Business can learn much from the Greek tragedy seen at Next

What a parable for our times is the story of Icarus-like Next. It’s a parable in so far as it provides lessons about the fragility of retail reputation. But I mention Icarus because there are Greek traditions here, too – successive managements have flown too close to the sun and there is a fair old dollop of hubris attached to the way they did so, which is straight out of Greek tragedy.

Poor Lord Wolfson. There will be schadenfreude directed at the Next chairman, not simply because there is an anglo-saxon tendency to enjoy seeing highly successful men set back, but also because his family business, Great Universal Stores, may have to watch its takeover bid for catalogue retailer Argos go pear-shaped.

It’s all too easily forgotten that what comes down must have gone up. As lesser people gloat at the commercial nemesis of the likes of Next’s founder, George Davies, and now the fickleness of fate with which the gods of retailing are playing with Wolfson, it’s worth remembering that, without the former, there would not have been one of the greatest retail success stories of his generation. And, without the latter, one of the longest and strongest growths in earnings that shareholders in the retail sector have ever enjoyed might not have occurred.

That’s tough for them and for Next’s chief executive, David Jones, who must be reflecting on just how swift can be the descent once that solar heat has had its effect on the wax that holds the feathers in place. But nobody – except possibly institutional shareholders – ever pushes these people to find extra altitude, so perhaps we shouldn’t feel too sorry for them. What we should do, applying the Greek principles, is look for what allegorical lessons there are to be learnt from the experience, rather than simply indulging in harder-they-fall commentary.

I think the Next story might be allegorical of international equity markets. There are more than a few analysts of such things in the City who would confirm that shares are horribly and absurdly overvalued and are long overdue the kind of slide in value that Next has just suffered.
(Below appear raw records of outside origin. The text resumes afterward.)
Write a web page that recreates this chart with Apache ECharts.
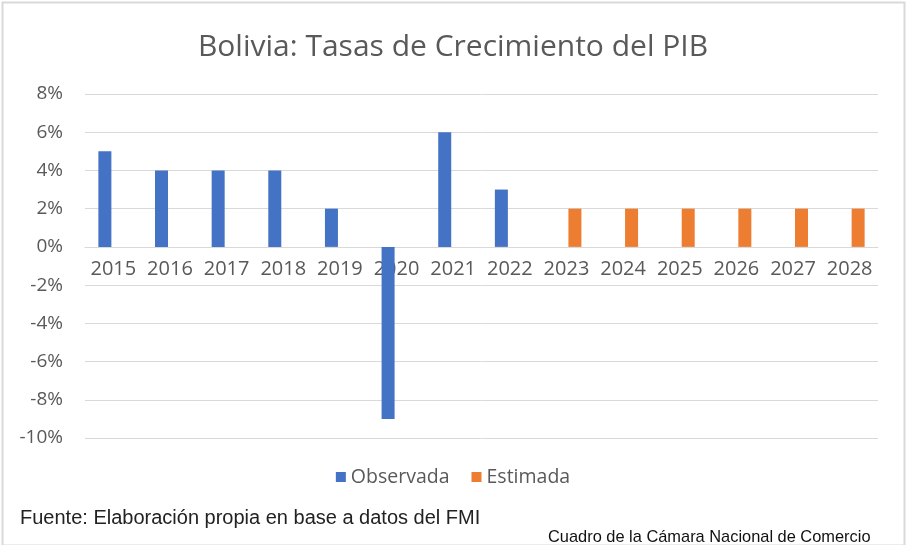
<!DOCTYPE html>
<html>
<head>
<meta charset="utf-8">
<script src="https://cdn.jsdelivr.net/npm/echarts@6/dist/echarts.min.js"></script>
<style>
html,body{margin:0;padding:0;background:#fff;}
#c{width:906px;height:545px;}
</style>
</head>
<body>
<div id="c"></div>
<script>
const categories = ['2015','2016','2017','2018','2019','2020','2021','2022','2023','2024','2025','2026','2027','2028'];
const observada = [5, 4, 4, 4, 2, -9, 6, 3, null, null, null, null, null, null];
const estimada = [null, null, null, null, null, null, null, null, 2, 2, 2, 2, 2, 2];
const seriesNames = ['Observada', 'Estimada'];
const titleText = 'Bolivia: Tasas de Crecimiento del PIB';
const sourceText = 'Fuente: Elaboración propia en base a datos del FMI';
const creditText = 'Cuadro de la Cámara Nacional de Comercio';

const chart = echarts.init(document.getElementById('c'));
const grey = '#595959';
const font = '"Open Sans", "Noto Sans", sans-serif';
chart.setOption({
  animation: false,
  graphic: [
    { type: 'rect', left: 0, top: 0, shape: { x: 1, y: 1, width: 902, height: 543 },
      style: { fill: 'none', stroke: '#d9d9d9', lineWidth: 2 }, silent: true },
    { type: 'text', left: 20, top: 508,
      style: { text: sourceText, fill: '#222', font: '20px "Liberation Sans", sans-serif' } },
    { type: 'text', left: 548, top: 529,
      style: { text: creditText, fill: '#111', font: '16.4px "Liberation Sans", sans-serif' } }
  ],
  title: {
    text: titleText, left: 'center', top: 27,
    textStyle: { color: grey, fontSize: 30, fontWeight: 'normal', fontFamily: font }
  },
  legend: {
    data: seriesNames, top: 462, left: 'center',
    itemWidth: 10, itemHeight: 10, itemGap: 22, icon: 'rect',
    textStyle: { color: grey, fontSize: 19.5, fontFamily: font }
  },
  grid: { left: 85, right: 28, top: 94, bottom: 107, containLabel: false },
  xAxis: {
    type: 'category', data: categories,
    offset: -191,
    axisLine: { onZero: false, lineStyle: { color: '#d9d9d9', width: 1 } },
    axisTick: { show: false },
    axisLabel: { color: grey, fontSize: 20, fontFamily: font, margin: 12, interval: 0 }
  },
  yAxis: {
    type: 'value', min: -10, max: 8, interval: 2,
    axisLine: { show: false }, axisTick: { show: false },
    axisLabel: { color: grey, fontSize: 19, fontFamily: font, margin: 22, formatter: '{value}%' },
    splitLine: { lineStyle: { color: '#d9d9d9', width: 1 } }
  },
  series: [
    { name: seriesNames[0], type: 'bar', data: observada, barWidth: 13, barGap: '30%',
      itemStyle: { color: '#4472c4' } },
    { name: seriesNames[1], type: 'bar', data: estimada, barWidth: 13, barGap: '30%',
      itemStyle: { color: '#ed7d31' } }
  ]
});
</script>
</body>
</html>
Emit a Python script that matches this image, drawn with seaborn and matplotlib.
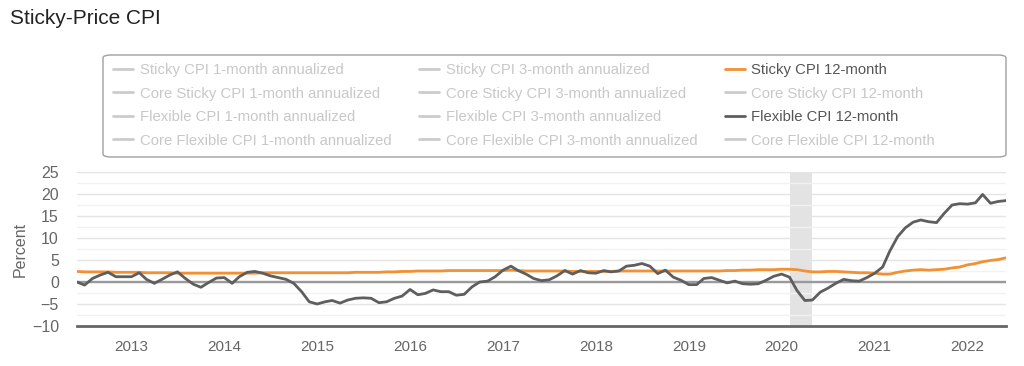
import numpy as np
import pandas as pd
import matplotlib
matplotlib.use("Agg")
import matplotlib.pyplot as plt
import matplotlib.dates as mdates
from matplotlib.lines import Line2D
from matplotlib.patches import FancyBboxPatch
import seaborn as sns

# Monthly data, Jun 2012 - Jun 2022
start_month = "2012-06-01"

flexible_12m = [
    # 2012 Jun-Dec
    0.0, -0.7, 0.8, 1.6, 2.2, 1.2, 1.2,
    # 2013
    1.2, 2.1, 0.6, -0.3, 0.6, 1.6, 2.3, 0.8, -0.5, -1.2, -0.1, 0.9,
    # 2014
    1.0, -0.3, 1.2, 2.2, 2.4, 2.0, 1.4, 1.0, 0.6, -0.3, -2.2, -4.5,
    # 2015
    -5.0, -4.5, -4.2, -4.8, -4.1, -3.7, -3.6, -3.7, -4.7, -4.5, -3.7, -3.2,
    # 2016
    -1.7, -2.9, -2.6, -1.8, -2.2, -2.2, -3.0, -2.8, -1.1, 0.0, 0.2, 1.2,
    # 2017
    2.7, 3.6, 2.6, 1.8, 0.8, 0.3, 0.5, 1.4, 2.6, 1.8, 2.6, 2.1,
    # 2018
    2.0, 2.6, 2.3, 2.5, 3.6, 3.8, 4.2, 3.6, 1.9, 2.7, 1.1, 0.4,
    # 2019
    -0.6, -0.6, 0.8, 1.0, 0.4, -0.2, 0.2, -0.4, -0.5, -0.4, 0.4, 1.3,
    # 2020
    1.8, 1.1, -1.9, -4.2, -4.1, -2.3, -1.4, -0.3, 0.6, 0.3, 0.2, 1.0,
    # 2021
    2.0, 3.4, 7.0, 10.3, 12.3, 13.6, 14.1, 13.7, 13.5, 15.6, 17.5, 17.8,
    # 2022 Jan-Jun
    17.7, 18.0, 19.9, 17.9, 18.3, 18.5,
]

sticky_12m = [
    2.4, 2.3, 2.3, 2.3, 2.3, 2.2, 2.2,
    2.2, 2.2, 2.1, 2.1, 2.1, 2.1, 2.0, 2.0, 2.0, 2.0, 2.0, 2.0,
    2.0, 2.0, 2.0, 2.0, 2.0, 2.1, 2.1, 2.1, 2.1, 2.1, 2.1, 2.1,
    2.1, 2.1, 2.1, 2.1, 2.1, 2.2, 2.2, 2.2, 2.2, 2.3, 2.3, 2.4,
    2.4, 2.5, 2.5, 2.5, 2.5, 2.6, 2.6, 2.6, 2.6, 2.6, 2.6, 2.6,
    2.6, 2.7, 2.6, 2.5, 2.5, 2.5, 2.5, 2.5, 2.5, 2.4, 2.4, 2.4,
    2.4, 2.4, 2.4, 2.5, 2.5, 2.5, 2.5, 2.5, 2.5, 2.5, 2.5, 2.5,
    2.5, 2.5, 2.5, 2.5, 2.5, 2.6, 2.6, 2.7, 2.7, 2.8, 2.8, 2.8,
    2.9, 2.9, 2.8, 2.5, 2.3, 2.3, 2.4, 2.4, 2.3, 2.2, 2.1, 2.1,
    2.0, 1.8, 1.8, 2.2, 2.5, 2.7, 2.8, 2.7, 2.8, 2.9, 3.2, 3.4,
    3.9, 4.2, 4.6, 4.9, 5.1, 5.5,
]

recession = ("2020-02-01", "2020-04-30")

legend_labels = [
    "Sticky CPI 1-month annualized", "Core Sticky CPI 1-month annualized",
    "Flexible CPI 1-month annualized", "Core Flexible CPI 1-month annualized",
    "Sticky CPI 3-month annualized", "Core Sticky CPI 3-month annualized",
    "Flexible CPI 3-month annualized", "Core Flexible CPI 3-month annualized",
    "Sticky CPI 12-month", "Core Sticky CPI 12-month",
    "Flexible CPI 12-month", "Core Flexible CPI 12-month",
]
active = {"Sticky CPI 12-month": "#f39033", "Flexible CPI 12-month": "#5e5e5e"}

dates = pd.date_range(start_month, periods=len(flexible_12m), freq="MS")
df = pd.DataFrame({"date": dates, "sticky": sticky_12m, "flexible": flexible_12m})

sns.set_style("white")
plt.rcParams["font.family"] = ["Liberation Sans", "DejaVu Sans"]

W, H = 1024, 366
fig = plt.figure(figsize=(W / 100, H / 100), dpi=100)
ax = fig.add_axes([77 / W, 1 - 326 / H, 929 / W, 154 / H])

ax.axvspan(pd.Timestamp(recession[0]), pd.Timestamp(recession[1]),
           color="#e3e3e3", lw=0, zorder=0)
ax.axhline(0, color="#9a9a9a", lw=1.7, zorder=1)
sns.lineplot(data=df, x="date", y="sticky", color=active["Sticky CPI 12-month"],
             lw=2, ax=ax, zorder=3)
sns.lineplot(data=df, x="date", y="flexible", color=active["Flexible CPI 12-month"],
             lw=2, ax=ax, zorder=4)

ax.set_xlim(dates[0], dates[-1])
ax.set_ylim(-10, 25)
ax.set_yticks(np.arange(-10, 26, 5))
ax.set_yticks(np.arange(-10, 26, 2.5), minor=True)
ax.grid(axis="y", which="major", color="#e4e4e4", lw=1)
ax.grid(axis="y", which="minor", color="#f2f2f2", lw=1)
ax.set_axisbelow(True)
ax.xaxis.set_major_locator(mdates.YearLocator())
ax.xaxis.set_major_formatter(mdates.DateFormatter("%Y"))
for s in ["top", "right", "left"]:
    ax.spines[s].set_visible(False)
ax.spines["bottom"].set_color("#666666")
ax.spines["bottom"].set_linewidth(2)
ax.tick_params(axis="x", which="major", length=5, width=1, color="#bbbbbb",
               labelcolor="#666666", labelsize=11, pad=5)
ax.tick_params(axis="y", which="both", length=0, labelcolor="#666666",
               labelsize=11.5, pad=13)
ax.set_xlabel("")
ax.set_ylabel("Percent", color="#666666", fontsize=11.5, labelpad=3)

fig.text(10 / W, 1 - 18 / H, "Sticky-Price CPI", fontsize=15, color="#222222",
         ha="left", va="center")

# legend box with fixed width
box = FancyBboxPatch((103 / W, 1 - 157 / H), 903 / W, 102 / H,
                     boxstyle="round,pad=0,rounding_size=0.008",
                     transform=fig.transFigure, facecolor="white",
                     edgecolor="#a0a0a0", lw=1)
fig.patches.append(box)

handles = [Line2D([], [], color=active.get(l, "#cccccc"), lw=2) for l in legend_labels]
leg = fig.legend(handles, legend_labels, loc="upper left",
                 bbox_to_anchor=(113 / W, 1 - 63 / H), ncol=3, fontsize=10.7,
                 frameon=False, handlelength=1.33, handletextpad=0.47,
                 columnspacing=1.85, labelspacing=0.64, borderpad=0,
                 borderaxespad=0)
for t in leg.get_texts():
    t.set_color("#555555" if t.get_text() in active else "#c8c8c8")

fig.savefig("out.png", dpi=100, facecolor="white")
It may be unduly melodramatic to suggest that the FTSE index of leading shares in London is facing a slide in value, like Next’s last week, of some 25 per cent, but I have two points of similarity to offer.

The first is that Next’ s share price may not have fallen so fast and so far – from about 748p to 535p at close last week, wiping some 650m off its market capitalisation – if equities were not so full of artificial value in the current climate. The second is that if central bankers and institutions were half as honest as Wolfson’s trading statement last week, equity markets might not have as much steam in them as they do.

One shudders to think what might happen in Wall Street and the City (the Far East having suffered its correction already) if Wolfson’s remarks about Next became a rubric for equity markets as a whole. Bear in mind that, having just reported record sales in the year to end-January, with pre-tax profits rising to 176m from 156m on turnover that had broken the 1bn barrier for the first time, he observed that recent trading had been and would remain “difficult and disappointing”.

Imagine such an outbreak of candour among bankers and institutional fund managers. Equity markets would hang in the air at current levels rather in the way that bricks don’t. Gutters, not to mention dealers’ screens, would run red. There would be a correction in the equity markets rather in the same way as the British terrain corrects itself at Beachy Head.

I have no idea – I imagine very few do, apart from the individuals themselves and some senior helpers in the derivatives markets – whether the Federal Reserve in the United States or the Bank of England in Britain or the Bundesbank in Germany quietly intervene as buyers in equity markets when Armaggedon is in prospect, as it was recently in Japan, Indonesia and Malaysia. But if they do, then they are creating a bubble that will be all the more dramatic when it bursts. And, as Wolfson and Jones have learned this past week, they are doing corporates no favours – when their managements deliver mild-mannered warnings, shares have far further to fall than they otherwise might to find their “natural” levels.

One further thought in this regard: I’m ashamed to say that, when I heard over the weekend that German industrial group Vaillant was preparing a bid for Hepworth, I thought of the once fashionable men’s clothing chain. Perhaps I was thinking too much of Next. With Rolls-Royce Motors heading in the direction of Germany, we should beware a wholesale foreign purchase of our family silver.

If local economies are being propped up by their central financiers, then there will be prime pickings for those waiting for such economies to find more realistic levels for equities and interest rates. And what currency advantages might, say, Germany have within the next year or so? To coin a phrase: It’s not the economy, it’s the euro, stupid.